The school’s primary focus will be conducting field work across the globe in countries plagued by serious health problems arising from malnutrition, poor sanitation and other factors which can be addressed through low-tech solutions and education.

Curriculum will focus on three broadly defined areas: research, outreach and delivery science.

UC Davis faculty are taking part in a series of four brown bag conferences to discuss Davis’s viability as a host for one of the Centers of Expertise.

“Davis is an ideal environment for this sort of thing,” said Jonna Mazet, a professor in the department of medicine and epidemiology at the Wildlife Health Center.

“We have human health expertise in the medical school combined with world class agricultural and veterinary schools,” said Mazet, who is currently involved in the planning.

Two more brown bag chats are planned, on July 23 and Aug. 5, before a day-long conference on Sept. 17 where UC Davis’ proposal to host a Center of Expertise will be finalized.

“The really exciting part about the Global Health program is the transdisciplinary aspect, bringing these world-renowned schools together, most schools don’t have the breadth that Davis has,” Mazet said.

The final selections on the placement of the Centers of Expertise will be made by an external advisory committee consisting of non-UC affiliated world-renowned scientists, including Jo Ivy Boufford, president of the New York Academy of Medicine, and Joy Phumaphi, vice president for human development at the World Bank.

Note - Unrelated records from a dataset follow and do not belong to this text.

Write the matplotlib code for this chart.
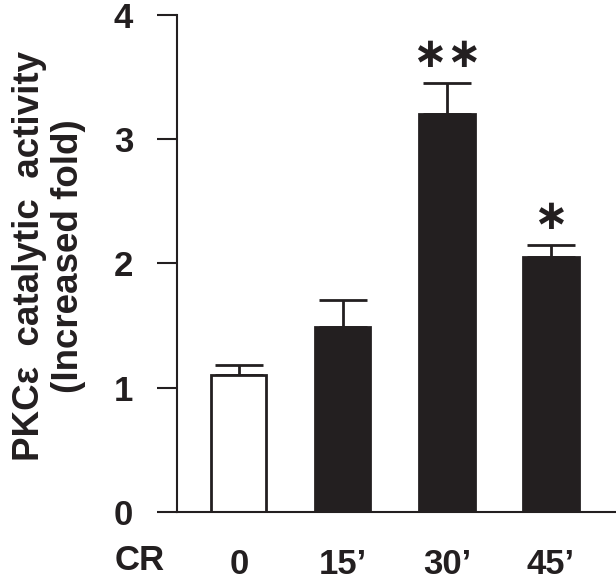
import matplotlib
matplotlib.use("Agg")
import matplotlib.pyplot as plt

categories = ["0", "15\u2019", "30\u2019", "45\u2019"]
values = [1.10, 1.49, 3.20, 2.05]
errors = [0.085, 0.215, 0.25, 0.10]
stars = ["", "", "\u2217\u2217", "\u2217"]
star_y = [None, None, 3.68, 2.37]
yticks = [0, 1, 2, 3, 4]

plt.rcParams['font.family'] = ['Liberation Sans', 'DejaVu Sans']
plt.rcParams['font.weight'] = 'bold'

dark = '#231f20'
fig = plt.figure(figsize=(6.16, 5.87), dpi=100)
ax = fig.add_axes([0.2869, 0.1283, 0.7131, 0.8462])

x = list(range(len(categories)))
faces = ['white', dark, dark, dark]
ax.bar(x, values, width=0.53, color=faces, edgecolor=dark, linewidth=2, zorder=2)
ax.errorbar(x, values, yerr=[[0]*len(errors), errors], fmt='none', ecolor=dark,
            elinewidth=2, capsize=17, capthick=2, zorder=1)

for xi, s, sy in zip(x, stars, star_y):
    if s:
        ax.text(xi, sy, s, ha='center', va='center', fontsize=30, color=dark,
                fontweight='bold', family=['DejaVu Sans'])

ax.set_xlim(-0.597, 3.625)
ax.set_ylim(0, 4)
ax.set_yticks(yticks)
ax.set_yticklabels([str(t) for t in yticks])
ax.set_xticks(x)
ax.set_xticklabels(categories)
ax.tick_params(axis='y', length=14.4, width=1.5, pad=17, labelsize=25, colors=dark)
ax.tick_params(axis='x', length=0, pad=26, labelsize=25, colors=dark)
for lab in ax.get_xticklabels() + ax.get_yticklabels():
    lab.set_fontweight('bold')

for sp in ['top', 'right']:
    ax.spines[sp].set_visible(False)
for sp in ['left', 'bottom']:
    ax.spines[sp].set_linewidth(1.5)
    ax.spines[sp].set_color(dark)

ax.set_ylabel("PKC\u03b5  catalytic  activity\n(Increased fold)", fontsize=26.5,
              fontweight='bold', color=dark, linespacing=1.15)
ax.yaxis.set_label_coords(-0.207, 0.514)

fig.text(140/616, 1 - 560/587, "CR", ha='center', va='center', fontsize=25,
         fontweight='bold', color=dark)

fig.savefig("out.png", dpi=100)
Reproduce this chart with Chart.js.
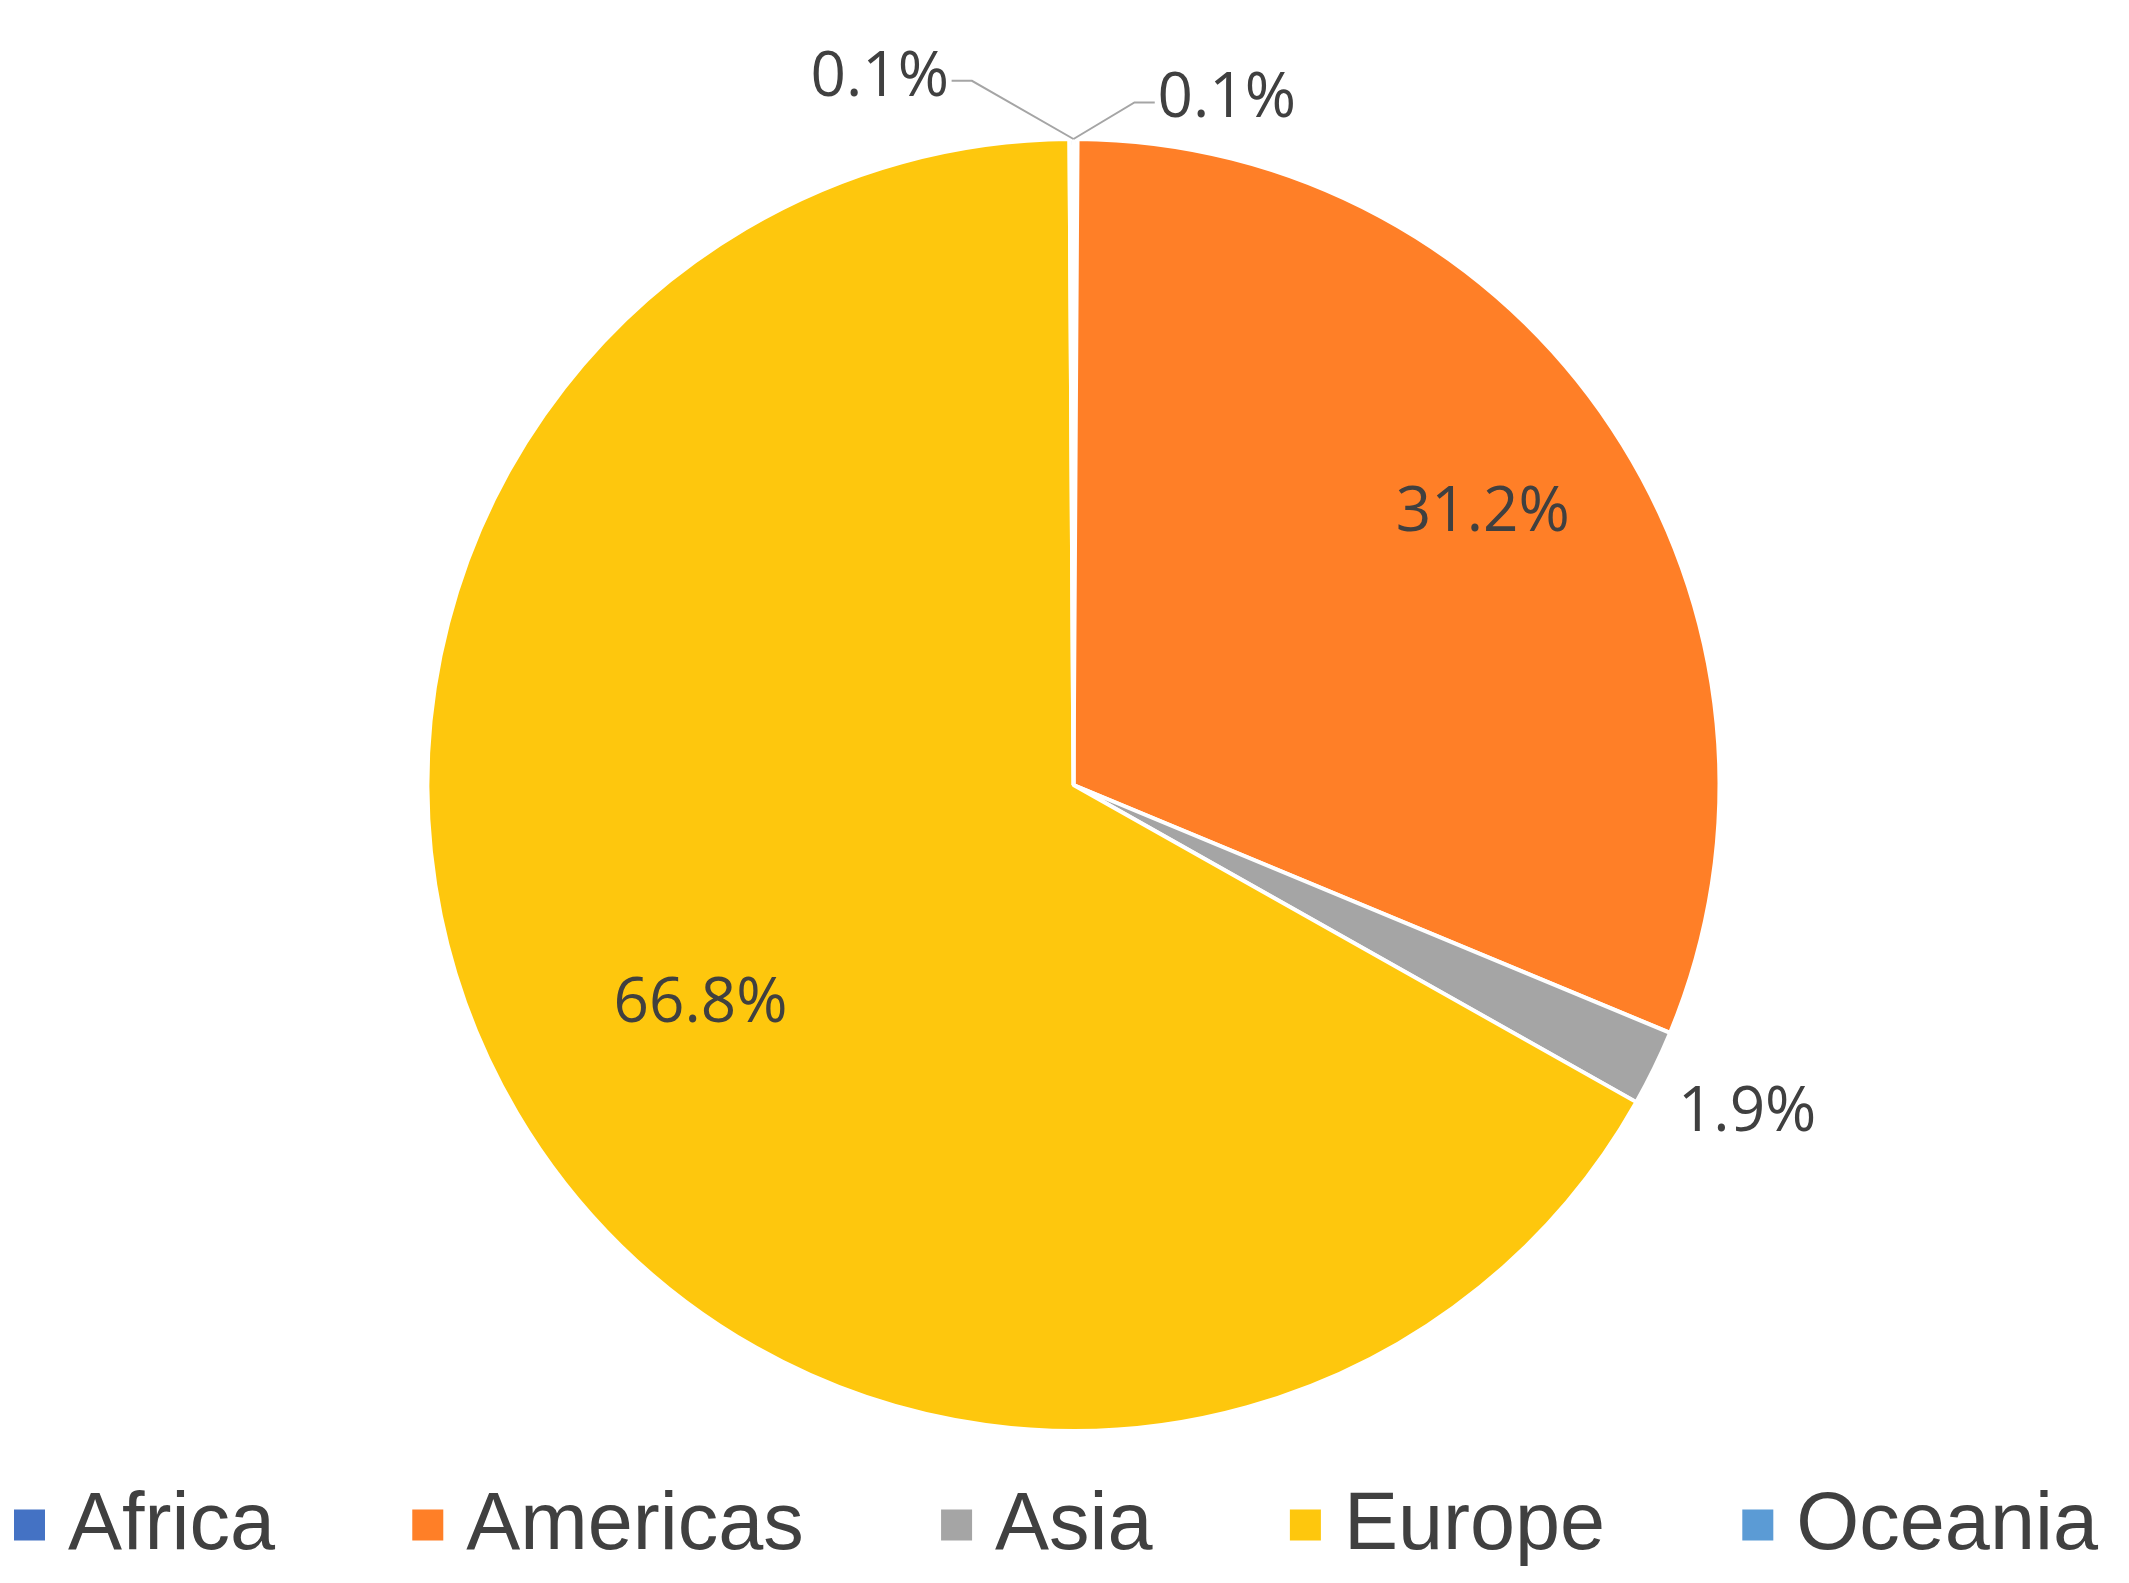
<!DOCTYPE html>
<html><head><meta charset="utf-8">
<script src="https://cdn.jsdelivr.net/npm/chart.js@4"></script>
<style>html,body{margin:0;padding:0;background:#fff}#c{display:block}</style>
</head><body>
<div style="width:2129px;height:1583px"><canvas id="c" width="2129" height="1583"></canvas></div>
<script>
const categories = ["Africa", "Americas", "Asia", "Europe", "Oceania"];
const values = [0.1, 31.2, 1.9, 66.8, 0.1];
const labels = ["0.1%", "31.2%", "1.9%", "66.8%", "0.1%"];
const colors = ["#4472C4", "#FF7F27", "#A5A5A5", "#FEC70D", "#5B9BD5"];

const labelPlugin = {
  id: 'lbl',
  afterDraw(chart) {
    const ctx = chart.ctx;
    const arcs = chart.getDatasetMeta(0).data;
    const a0 = arcs[0];
    const cx = a0.x, cy = a0.y, R = a0.outerRadius;
    ctx.save();
    ctx.fillStyle = '#404040';
    ctx.font = '62px "Open Sans"';
    ctx.textBaseline = 'middle';
    ctx.textAlign = 'center';
    arcs.forEach((a, i) => {
      const mid = (a.startAngle + a.endAngle) / 2;
      if (i === 1 || i === 3) {
        const f = i === 1 ? 0.76 : 0.67;
        ctx.fillText(labels[i], cx + Math.cos(mid) * R * f, cy + Math.sin(mid) * R * f);
      } else if (i === 2) {
        ctx.fillText(labels[i], cx + Math.cos(mid) * R * 1.16, cy + Math.sin(mid) * R * 1.16);
      }
    });
    // small slices at top with leader lines
    const topY = cy - R;
    ctx.strokeStyle = '#A5A5A5';
    ctx.lineWidth = 2;
    const s = R / 477;
    ctx.beginPath();
    ctx.moveTo(cx, topY); ctx.lineTo(cx + 45 * s, topY - 27 * s); ctx.lineTo(cx + 60 * s, topY - 27 * s);
    ctx.moveTo(cx, topY); ctx.lineTo(cx - 75 * s, topY - 43 * s); ctx.lineTo(cx - 90 * s, topY - 43 * s);
    ctx.stroke();
    ctx.textAlign = 'left';
    ctx.fillText(labels[0], cx + 62 * s, topY - 29 * s);
    ctx.textAlign = 'right';
    ctx.fillText(labels[4], cx - 92 * s, topY - 45 * s);
    // legend
    ctx.font = '81px "Liberation Sans", Arial';
    ctx.textAlign = 'left';
    const box = 31, bgap = 23;
    const widths = categories.map(c => box + bgap + ctx.measureText(c).width);
    const total = widths.reduce((p, q) => p + q, 0);
    const gap = (2084 - total) / (categories.length - 1);
    let x = 14; const ly = 1525;
    categories.forEach((c, i) => {
      ctx.fillStyle = colors[i];
      ctx.fillRect(x, ly - box / 2, box, box);
      ctx.fillStyle = '#404040';
      ctx.fillText(c, x + box + bgap, ly + 2);
      x += widths[i] + gap;
    });
    ctx.restore();
  }
};

new Chart(document.getElementById('c'), {
  type: 'pie',
  data: { labels: categories, datasets: [{ data: values, backgroundColor: colors, borderColor: '#fff', borderWidth: 4 }] },
  options: {
    responsive: false, animation: false,
    layout: { padding: { top: 137, bottom: 150, left: 18, right: 0 } },
    plugins: { legend: { display: false }, tooltip: { enabled: false } }
  },
  plugins: [labelPlugin]
});
</script>
</body></html>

“Each of the 10 UCs is like a silo,” Wilkes said. “So we have 10 different silos, and within each silo are sub-silos all working in their own little islands, and no one talks to each other,” Wilkes said.

“Problems in global health can’t be solved exclusively by scientists, and the goal of the school is to harness the power of these 10 silos and the wide range of expertise of the UCs collectively to more effectively address global health problems,” he said.

The idea is 18 months in planning, and is currently being funded by a grant from the UC Office of the President and supervised by the All Campus Planning Committee. The school is expected to begin operations in the 2009-2010 school year.